日子一长,新发现的兴奋有所降温,出土资料的面貌日渐清楚,从而使人们可以有机会冷静思考一下问题的所在。在接触大量资料(包括观察实物资料)以后,我认为:在“祭祀坑”的性质问题上,有些看法恐怕未必没有一个“当事者迷,旁观者清”的问题。
在这里,我只想以一个在国外研究者的角度就“祭祀坑”的问题以及与之有关的三星堆和“鱼凫”以及“杜宇”的关系问题进行一些探讨。
首先,从陈德安、陈显丹撰写的报告来看,定性为“祭祀坑”的理由显然是没有经过深思熟虑的(顺便说一句,在“一号祭祀坑”的报告中甚至连断定的理由也不做任何交代,从标题上就直截了当地使用起“祭祀坑”这个词来)。“二陈”之说基本理由可以简单归纳如下:
1.在“祭祀坑”附近没有发现墓葬,故不是陪葬坑。
2.杜宇和开明之间的政权变更没有发生过“犁庭扫穴”的剧烈事件,而且遗物投放有目的、规律而非任意的。

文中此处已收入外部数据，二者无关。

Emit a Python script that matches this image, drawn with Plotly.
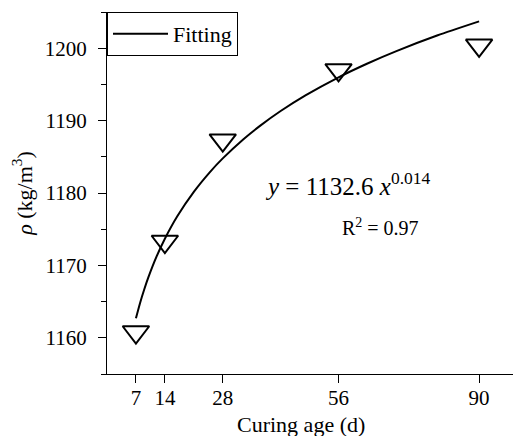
import plotly.graph_objects as go

# Measured data (curing age in days, density in kg/m3)
age_days = [7, 14, 28, 56, 90]
density = [1160.8, 1173.3, 1187.3, 1197.0, 1200.4]

# Fitting curve
fit_age = [7, 8, 9, 10, 12, 14, 17, 21, 25, 28, 33, 37, 42, 48, 56, 63, 70, 80, 90]
fit_density = [1162.70, 1164.81, 1166.67, 1168.34, 1171.24, 1173.69, 1176.79, 1180.16,
               1182.96, 1184.78, 1187.43, 1189.27, 1191.32, 1193.48, 1195.98, 1197.89,
               1199.60, 1201.78, 1203.70]

x_ticks = [7, 14, 28, 56, 90]
y_ticks = [1160, 1170, 1180, 1190, 1200]

FONT = "Times New Roman"

fig = go.Figure()
fig.add_trace(go.Scatter(
    x=fit_age, y=fit_density, mode="lines", name="Fitting",
    line=dict(color="black", width=2, shape="spline", smoothing=0.6),
))
fig.add_trace(go.Scatter(
    x=age_days, y=density, mode="markers", showlegend=False,
    marker=dict(symbol="triangle-down-open", size=23, color="black",
                line=dict(color="black", width=2)),
))

fig.add_annotation(
    x=37.8, y=1181.3, xref="x", yref="y", xanchor="left", yanchor="middle",
    text="<i>y</i> = 1132.6 <i>x</i><sup>0.014</sup>", showarrow=False,
    font=dict(family=FONT, size=25, color="black"),
)
fig.add_annotation(
    x=56.4, y=1175.3, xref="x", yref="y", xanchor="left", yanchor="middle",
    text="R<sup>2</sup> = 0.97", showarrow=False,
    font=dict(family=FONT, size=20, color="black"),
)
# x-axis title
fig.add_annotation(
    x=0.478, y=-0.1, xref="paper", yref="paper", xanchor="center", yanchor="top",
    text="Curing age (d)", showarrow=False,
    font=dict(family=FONT, size=22, color="black"),
)

fig.update_layout(
    width=513, height=436,
    margin=dict(l=107, r=0, t=12, b=62),
    paper_bgcolor="white", plot_bgcolor="white",
    font=dict(family=FONT, size=21, color="black"),
    legend=dict(
        x=0, y=1, xanchor="left", yanchor="top",
        bordercolor="black", borderwidth=1, bgcolor="white",
        font=dict(family=FONT, size=22, color="black"),
        itemwidth=55,
    ),
)
fig.update_xaxes(
    range=[0, 98.2], tickvals=x_ticks, ticktext=[str(v) for v in x_ticks],
    showgrid=False, zeroline=False, showline=True, linecolor="black", linewidth=1,
    ticks="outside", ticklen=8, tickcolor="black", tickwidth=1,
    tickfont=dict(family=FONT, size=21, color="black"), ticklabelstandoff=-3,
)
fig.update_yaxes(
    range=[1155, 1205], tickvals=y_ticks, ticktext=[str(v) for v in y_ticks],
    showgrid=False, zeroline=False, showline=True, linecolor="black", linewidth=1,
    ticks="outside", ticklen=8, tickcolor="black", tickwidth=1,
    tickfont=dict(family=FONT, size=21, color="black"), ticklabelstandoff=7,
    minor=dict(dtick=5, tick0=1155, ticks="outside", ticklen=5, tickcolor="black", tickwidth=1, showgrid=False),
    title=dict(text="<i>ρ</i> (kg/m<sup>3</sup>)", font=dict(family=FONT, size=22, color="black"), standoff=6),
)

fig.write_html("out.html")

3.出土遗物都应是祭祀用品,边璋图案在古书记载中是祭山用物。所以,可以证实两坑为祭祀遗迹。
很明显,仅仅用上述这些简单的理由就来断定如此重大的遗迹的性质未免有草率之嫌。这且不去说,在考虑将两坑定性为“祭祀坑”时,以下一些常识性的问题恐怕是很难视而不顾的。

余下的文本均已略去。